> **Work to complete**
For the copy, please give all of the data again exactly and leave the pictures out.

+---+

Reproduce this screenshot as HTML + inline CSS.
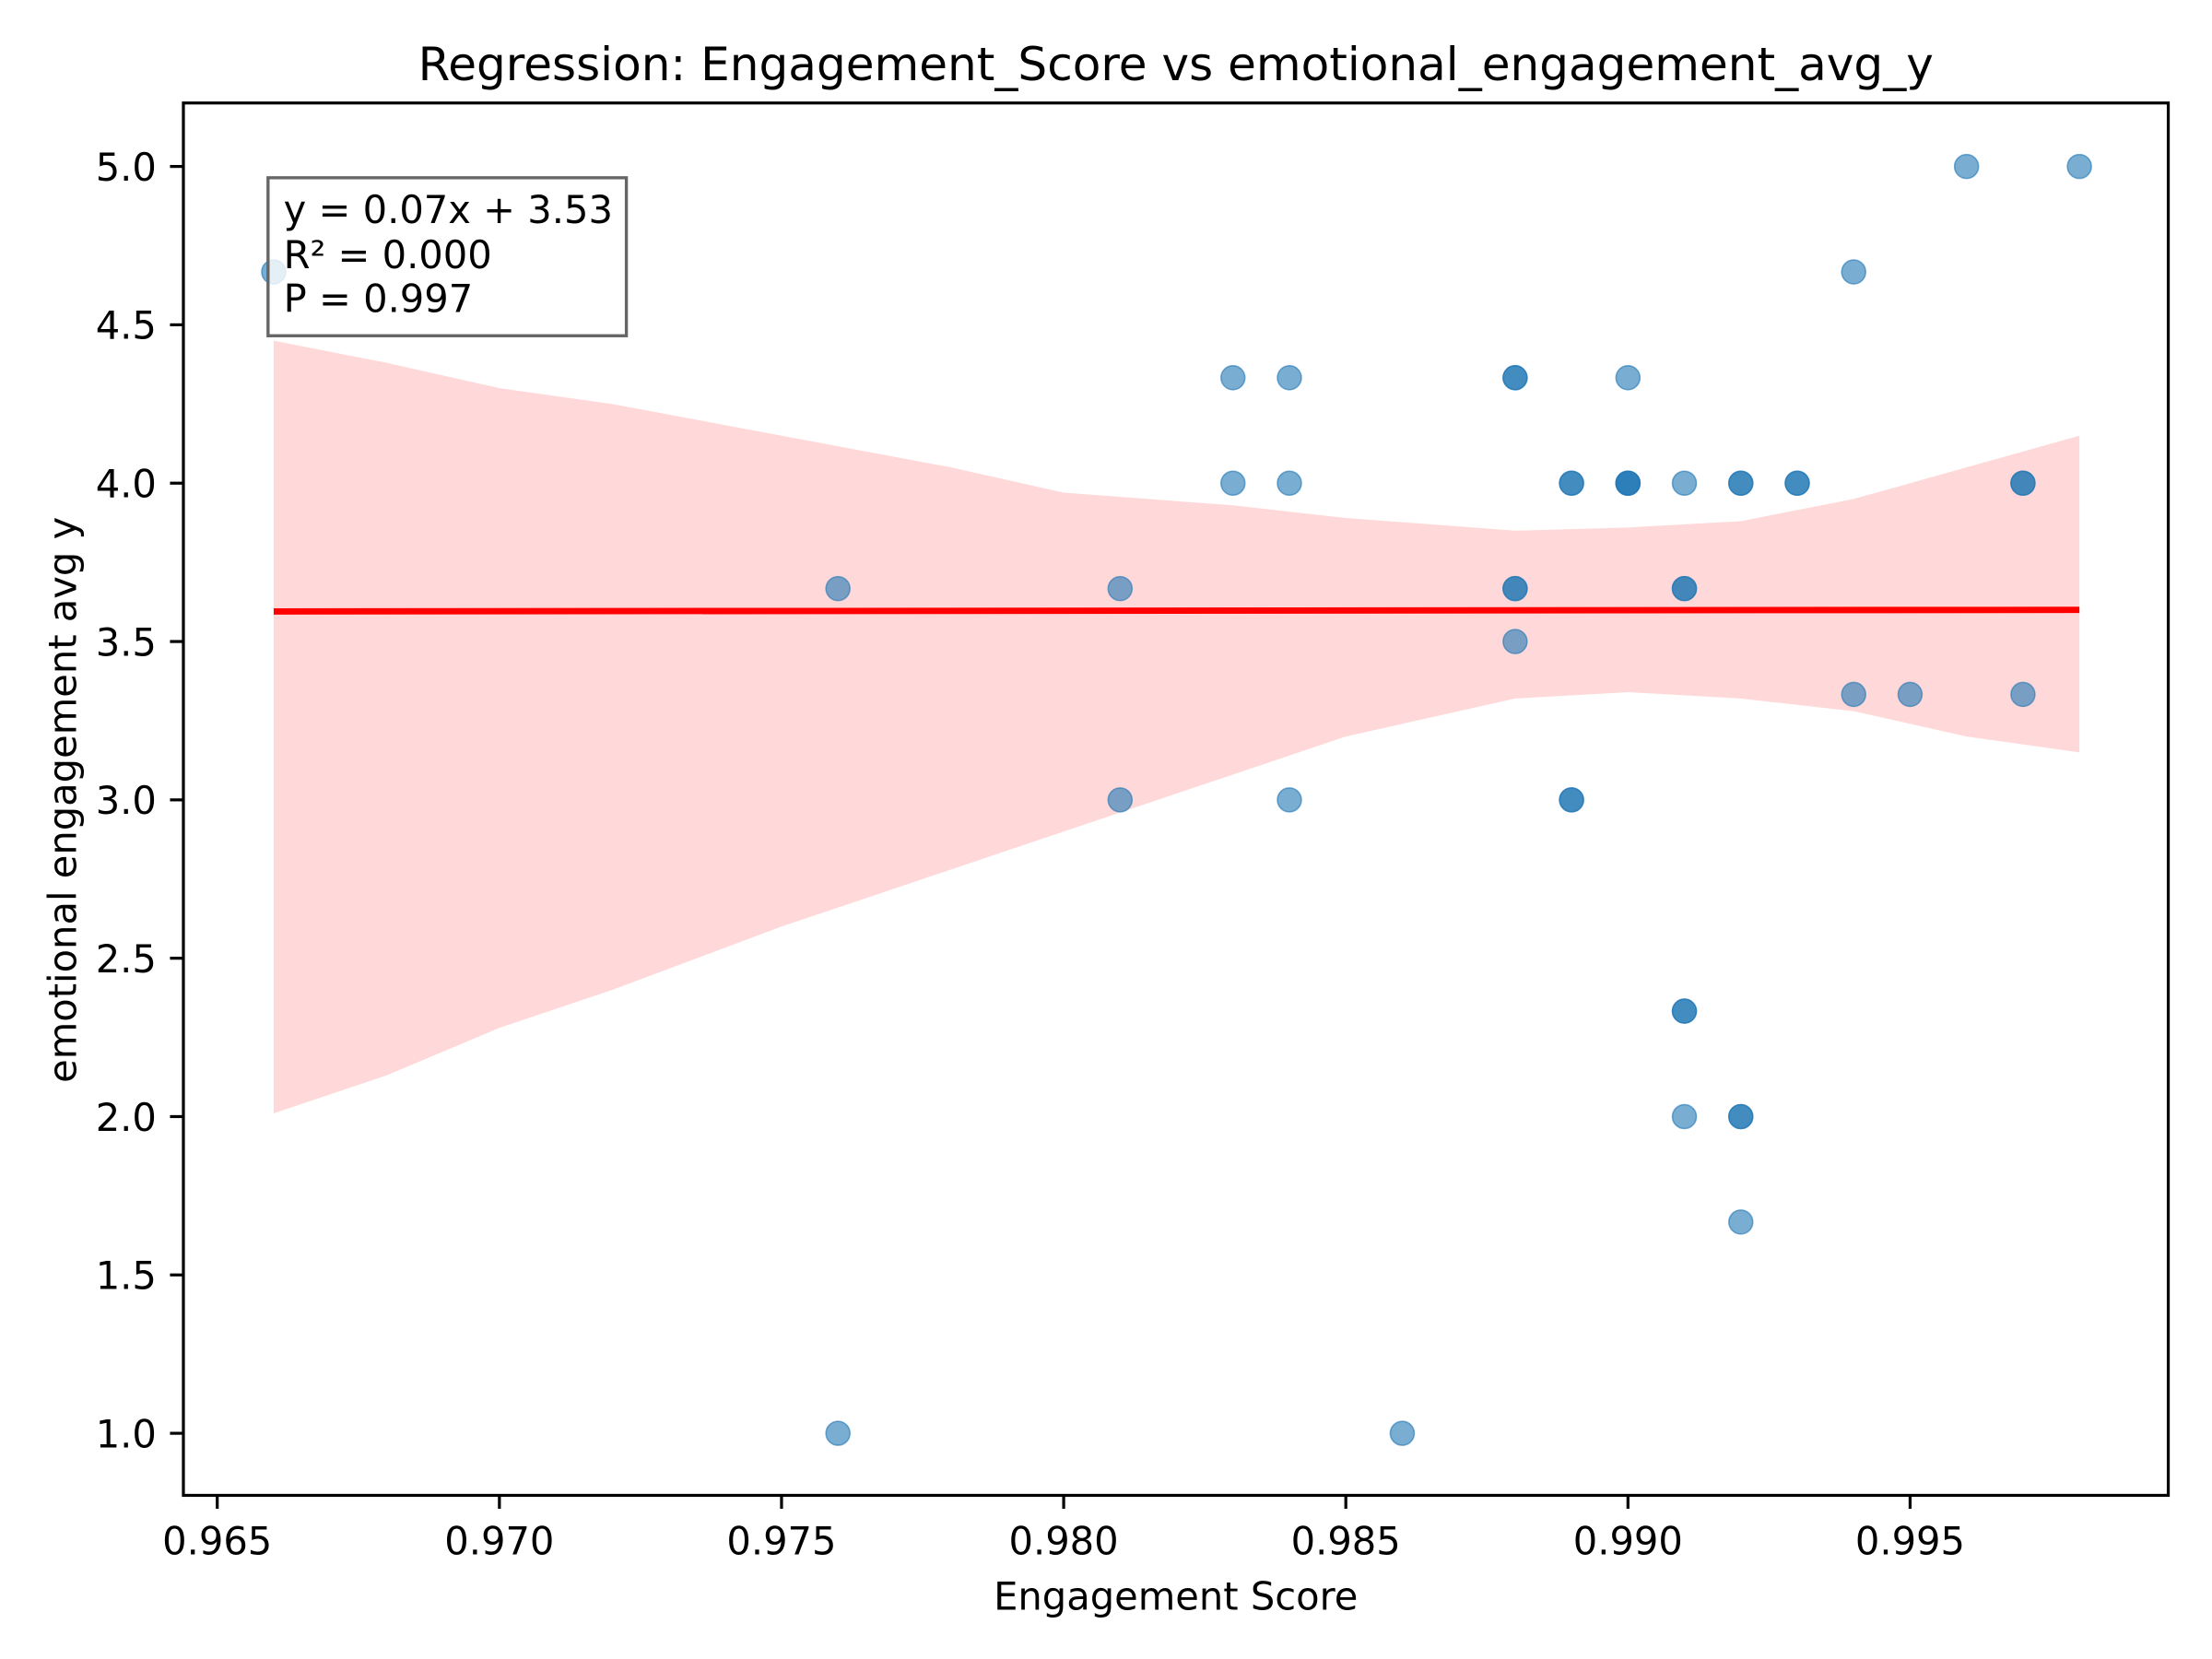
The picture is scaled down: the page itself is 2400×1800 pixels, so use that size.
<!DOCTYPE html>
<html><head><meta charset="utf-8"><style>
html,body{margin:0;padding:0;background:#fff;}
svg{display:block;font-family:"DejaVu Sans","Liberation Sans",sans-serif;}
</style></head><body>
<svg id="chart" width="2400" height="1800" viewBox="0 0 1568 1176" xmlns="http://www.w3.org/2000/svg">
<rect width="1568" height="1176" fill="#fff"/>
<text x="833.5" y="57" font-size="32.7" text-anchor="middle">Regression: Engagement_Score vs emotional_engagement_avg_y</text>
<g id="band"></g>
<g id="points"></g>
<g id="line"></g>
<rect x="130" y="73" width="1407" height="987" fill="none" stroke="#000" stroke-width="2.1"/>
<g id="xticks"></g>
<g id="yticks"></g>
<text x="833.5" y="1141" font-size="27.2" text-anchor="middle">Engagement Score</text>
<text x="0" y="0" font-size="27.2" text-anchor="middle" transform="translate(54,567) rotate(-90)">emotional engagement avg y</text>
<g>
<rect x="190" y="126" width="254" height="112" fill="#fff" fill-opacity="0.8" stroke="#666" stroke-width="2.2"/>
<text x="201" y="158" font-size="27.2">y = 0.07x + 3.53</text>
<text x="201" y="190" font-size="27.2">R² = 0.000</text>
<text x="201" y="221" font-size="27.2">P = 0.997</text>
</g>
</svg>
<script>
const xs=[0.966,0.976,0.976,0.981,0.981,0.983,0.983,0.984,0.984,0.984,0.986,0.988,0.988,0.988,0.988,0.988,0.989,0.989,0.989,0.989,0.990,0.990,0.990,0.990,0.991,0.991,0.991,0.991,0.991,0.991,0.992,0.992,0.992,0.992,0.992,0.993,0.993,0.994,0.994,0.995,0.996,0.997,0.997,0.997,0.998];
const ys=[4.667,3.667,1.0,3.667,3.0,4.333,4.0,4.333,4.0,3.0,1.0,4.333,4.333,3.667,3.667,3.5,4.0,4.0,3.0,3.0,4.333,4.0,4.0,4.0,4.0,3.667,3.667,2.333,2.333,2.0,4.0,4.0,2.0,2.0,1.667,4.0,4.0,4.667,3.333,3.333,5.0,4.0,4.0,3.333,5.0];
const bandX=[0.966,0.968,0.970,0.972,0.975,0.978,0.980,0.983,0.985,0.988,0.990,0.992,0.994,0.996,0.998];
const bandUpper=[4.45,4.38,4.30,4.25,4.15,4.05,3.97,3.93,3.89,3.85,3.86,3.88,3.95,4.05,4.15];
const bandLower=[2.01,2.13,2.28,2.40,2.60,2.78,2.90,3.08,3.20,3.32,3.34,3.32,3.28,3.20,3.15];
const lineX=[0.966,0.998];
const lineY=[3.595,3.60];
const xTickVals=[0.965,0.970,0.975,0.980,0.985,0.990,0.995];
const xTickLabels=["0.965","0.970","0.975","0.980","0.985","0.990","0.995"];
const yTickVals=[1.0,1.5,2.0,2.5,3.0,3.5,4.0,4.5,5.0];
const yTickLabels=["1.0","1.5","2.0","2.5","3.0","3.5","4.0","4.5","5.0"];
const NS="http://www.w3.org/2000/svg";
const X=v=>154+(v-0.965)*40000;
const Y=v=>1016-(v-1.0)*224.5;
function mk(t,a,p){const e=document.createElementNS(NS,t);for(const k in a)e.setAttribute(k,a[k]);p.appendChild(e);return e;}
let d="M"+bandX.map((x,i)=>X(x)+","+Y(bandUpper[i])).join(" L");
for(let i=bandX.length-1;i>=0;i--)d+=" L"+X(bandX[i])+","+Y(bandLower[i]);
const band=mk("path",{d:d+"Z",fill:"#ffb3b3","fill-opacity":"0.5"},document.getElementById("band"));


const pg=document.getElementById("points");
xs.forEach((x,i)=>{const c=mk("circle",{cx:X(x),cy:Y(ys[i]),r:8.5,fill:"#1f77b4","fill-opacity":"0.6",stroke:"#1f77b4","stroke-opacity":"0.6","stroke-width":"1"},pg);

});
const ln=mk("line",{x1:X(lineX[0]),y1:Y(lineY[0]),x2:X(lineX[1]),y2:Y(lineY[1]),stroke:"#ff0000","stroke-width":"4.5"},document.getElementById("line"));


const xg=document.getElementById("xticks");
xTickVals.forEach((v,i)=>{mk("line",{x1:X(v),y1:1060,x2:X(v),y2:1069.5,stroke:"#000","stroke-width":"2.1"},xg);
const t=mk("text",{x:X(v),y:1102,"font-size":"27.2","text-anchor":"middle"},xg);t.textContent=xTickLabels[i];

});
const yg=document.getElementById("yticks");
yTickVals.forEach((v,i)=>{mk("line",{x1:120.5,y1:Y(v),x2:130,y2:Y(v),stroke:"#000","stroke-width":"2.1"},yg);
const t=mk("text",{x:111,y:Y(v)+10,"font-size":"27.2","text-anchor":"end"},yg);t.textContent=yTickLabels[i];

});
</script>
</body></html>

+---+

> **Correct response**
Reproduce this screenshot as HTML + inline CSS.
The picture is scaled down: the page itself is 2400×1800 pixels, so use that size.
<!DOCTYPE html>
<html><head><meta charset="utf-8"><style>
html,body{margin:0;padding:0;background:#fff;}
svg{display:block;font-family:"DejaVu Sans","Liberation Sans",sans-serif;}
</style></head><body>
<svg id="chart" width="2400" height="1800" viewBox="0 0 1568 1176" xmlns="http://www.w3.org/2000/svg">
<rect width="1568" height="1176" fill="#fff"/>
<text x="833.5" y="57" font-size="32.7" text-anchor="middle">Regression: Engagement_Score vs emotional_engagement_avg_y</text>
<g id="band"></g>
<g id="points"></g>
<g id="line"></g>
<rect x="130" y="73" width="1407" height="987" fill="none" stroke="#000" stroke-width="2.1"/>
<g id="xticks"></g>
<g id="yticks"></g>
<text x="833.5" y="1141" font-size="27.2" text-anchor="middle">Engagement Score</text>
<text x="0" y="0" font-size="27.2" text-anchor="middle" transform="translate(54,567) rotate(-90)">emotional engagement avg y</text>
<g>
<rect x="190" y="126" width="254" height="112" fill="#fff" fill-opacity="0.8" stroke="#666" stroke-width="2.2"/>
<text x="201" y="158" font-size="27.2">y = 0.07x + 3.53</text>
<text x="201" y="190" font-size="27.2">R² = 0.000</text>
<text x="201" y="221" font-size="27.2">P = 0.997</text>
</g>
</svg>
<script>
const xs=[0.966,0.976,0.976,0.981,0.981,0.983,0.983,0.984,0.984,0.984,0.986,0.988,0.988,0.988,0.988,0.988,0.989,0.989,0.989,0.989,0.990,0.990,0.990,0.990,0.991,0.991,0.991,0.991,0.991,0.991,0.992,0.992,0.992,0.992,0.992,0.993,0.993,0.994,0.994,0.995,0.996,0.997,0.997,0.997,0.998];
const ys=[4.667,3.667,1.0,3.667,3.0,4.333,4.0,4.333,4.0,3.0,1.0,4.333,4.333,3.667,3.667,3.5,4.0,4.0,3.0,3.0,4.333,4.0,4.0,4.0,4.0,3.667,3.667,2.333,2.333,2.0,4.0,4.0,2.0,2.0,1.667,4.0,4.0,4.667,3.333,3.333,5.0,4.0,4.0,3.333,5.0];
const bandX=[0.966,0.968,0.970,0.972,0.975,0.978,0.980,0.983,0.985,0.988,0.990,0.992,0.994,0.996,0.998];
const bandUpper=[4.45,4.38,4.30,4.25,4.15,4.05,3.97,3.93,3.89,3.85,3.86,3.88,3.95,4.05,4.15];
const bandLower=[2.01,2.13,2.28,2.40,2.60,2.78,2.90,3.08,3.20,3.32,3.34,3.32,3.28,3.20,3.15];
const lineX=[0.966,0.998];
const lineY=[3.595,3.60];
const xTickVals=[0.965,0.970,0.975,0.980,0.985,0.990,0.995];
const xTickLabels=["0.965","0.970","0.975","0.980","0.985","0.990","0.995"];
const yTickVals=[1.0,1.5,2.0,2.5,3.0,3.5,4.0,4.5,5.0];
const yTickLabels=["1.0","1.5","2.0","2.5","3.0","3.5","4.0","4.5","5.0"];
const NS="http://www.w3.org/2000/svg";
const X=v=>154+(v-0.965)*40000;
const Y=v=>1016-(v-1.0)*224.5;
function mk(t,a,p){const e=document.createElementNS(NS,t);for(const k in a)e.setAttribute(k,a[k]);p.appendChild(e);return e;}
let d="M"+bandX.map((x,i)=>X(x)+","+Y(bandUpper[i])).join(" L");
for(let i=bandX.length-1;i>=0;i--)d+=" L"+X(bandX[i])+","+Y(bandLower[i]);
const band=mk("path",{d:d+"Z",fill:"#ffb3b3","fill-opacity":"0.5"},document.getElementById("band"));


const pg=document.getElementById("points");
xs.forEach((x,i)=>{const c=mk("circle",{cx:X(x),cy:Y(ys[i]),r:8.5,fill:"#1f77b4","fill-opacity":"0.6",stroke:"#1f77b4","stroke-opacity":"0.6","stroke-width":"1"},pg);

});
const ln=mk("line",{x1:X(lineX[0]),y1:Y(lineY[0]),x2:X(lineX[1]),y2:Y(lineY[1]),stroke:"#ff0000","stroke-width":"4.5"},document.getElementById("line"));


const xg=document.getElementById("xticks");
xTickVals.forEach((v,i)=>{mk("line",{x1:X(v),y1:1060,x2:X(v),y2:1069.5,stroke:"#000","stroke-width":"2.1"},xg);
const t=mk("text",{x:X(v),y:1102,"font-size":"27.2","text-anchor":"middle"},xg);t.textContent=xTickLabels[i];

});
const yg=document.getElementById("yticks");
yTickVals.forEach((v,i)=>{mk("line",{x1:120.5,y1:Y(v),x2:130,y2:Y(v),stroke:"#000","stroke-width":"2.1"},yg);
const t=mk("text",{x:111,y:Y(v)+10,"font-size":"27.2","text-anchor":"end"},yg);t.textContent=yTickLabels[i];

});
</script>
</body></html>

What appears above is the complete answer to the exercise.